Corvina por sementera

La higuera que vigila el estudio del escultor Fernando Mayoral apareció ayer en el patio como una pieza fundida en bronce. “Ahora que acaba la sementera, viene la helada” me decía el autor de algunos pasos procesionales de la semana santa zamorana como “La última cena”. En el discurrir por la carretera de Salamanca a Toro, antes de llegar al Guarrate de Luis Miguel de Dios queda La Vellés en un extraño mar de ocres, sienas, cafés y tabacos. Buscando el nombre de un pigmento que defina estas tierras uno puede percibir que sementera viene a ser precisamente el color y para qué buscar otra definición si la tiene delante de sus ojos, ante la palabra misma. El maestro de las palabras, José Antonio Pascual, ya lo advertía en su discurso de ingreso en la RAE recordando a Tzvetan Todorov: “A la memoria se la representa en el Renacimiento como una mujer de dos caras, una de las cuales mira al pasado, mientras la otra vuelve sus ojos hacia el presente; nos previene este ejemplo del conflicto que se produce entre la fidelidad que tenemos los seres humanos a la historia y la comprensión con la que solemos justificar nuestro presente.”

Así que estamos en tiempo de sementera y en tierra de labranza, por eso, el amigo Argimiro, compañero de tertulias, baja del tractor con la lumbalgia de la época, mientras se retuerce en Losilla, más allá de Carbajales. La vida nos da que ahora atardece temprano, porque es cuando me figuro que podríamos echar unas corvinas a la brasa y apañar un hueco para la charla con estos sembradores de tierra adentro. He dicho corvina, sí, ya sé y de ahí el contraste que tiene un pez originario del Pacífico y que ahora puede verse en los mostradores de cualquiera de las pescaderías de la ciudad, incluso en el pedido del vendedor ambulante que pasa por El Maderal. Esta otra palabra, corvina, la ví por primera vez en un cuento de Eduardo Galeano, el gran escritor uruguayo que en “Memorias del fuego” detalla la historia al desnudo a través de las palabras, los testimonios, las noticias escritas y orales, las leyendas y también las narraciones de los marginados siempre. García Márquez no desdeña tampoco unas corvinas en sus amores desvencijados ni Vargas Llosa en aquella histórica casa verde. Pero con los años, la corvina había quedado ahí clavada, como una punta oxidada en la membrana de la memoria hasta que la joven de la pescadería me preguntó qué hacía con el pez en la mano, si lo abría como un libro o lo dejaba tal cual como si fuera pariente de una lubina. “¿Y cómo lo hacen allá?”. “Al horno”. “Pues eso”. De pronto surgió el recuerdo de Galeano y ahora, al salir del estudio de Mayoral y dejar atrás la higuera y los moldes desvencijados de los apóstoles de la última cena, me pregunto ante un campo de sementera si no podrían ellos haber echado unas corvinas a la brasa, en aquel tiempo.
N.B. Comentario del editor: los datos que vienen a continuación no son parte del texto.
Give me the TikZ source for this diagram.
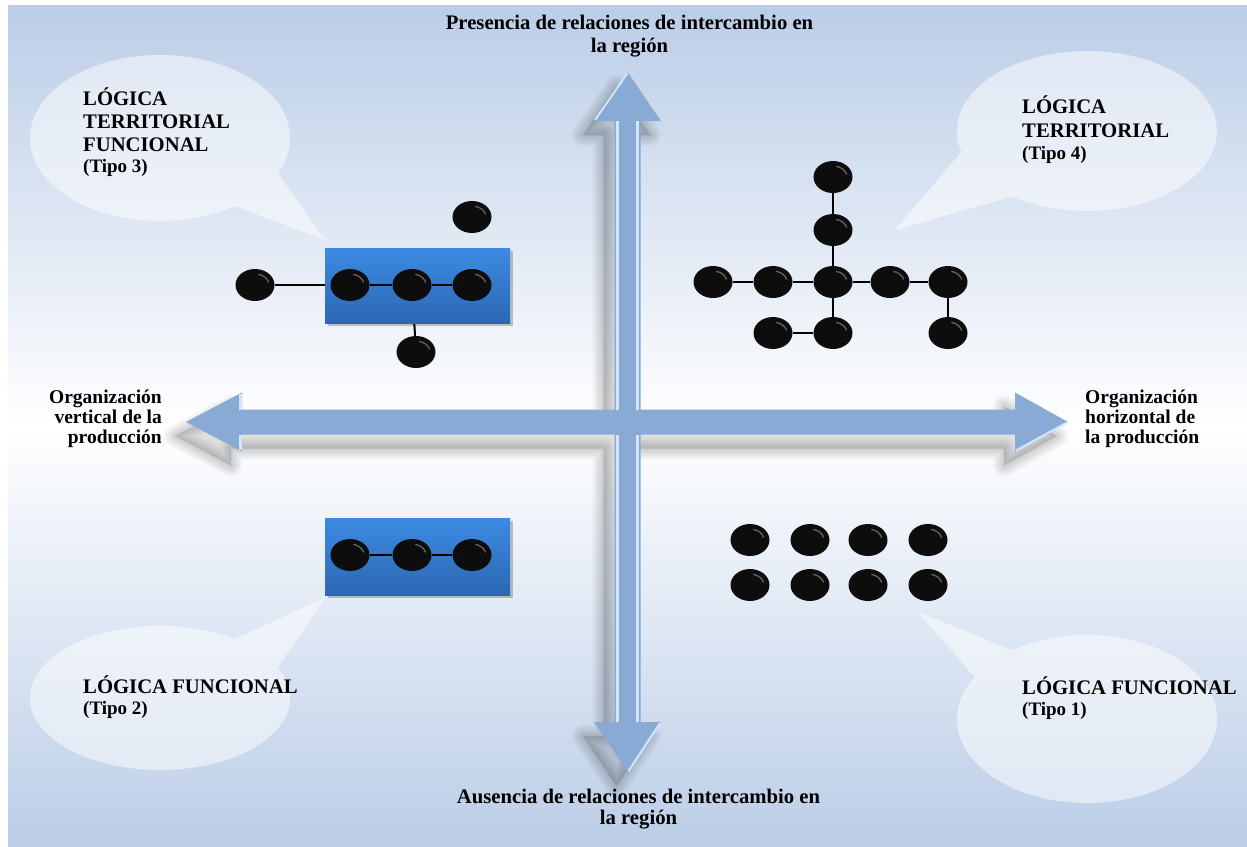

Todo queda tan cerca y tan lejos de la geografía, en la geometría de este paisaje duro, seco y frio más allá de Fuentesaúco, que unas corvinas por sementera bien podría firmar el sentido de las palabras hermanadas entre el mar y la tierra dentro en aquel jardín de senderos que se bifurcan del que hablaba Borges. Y también el escultor Fernando Mayoral.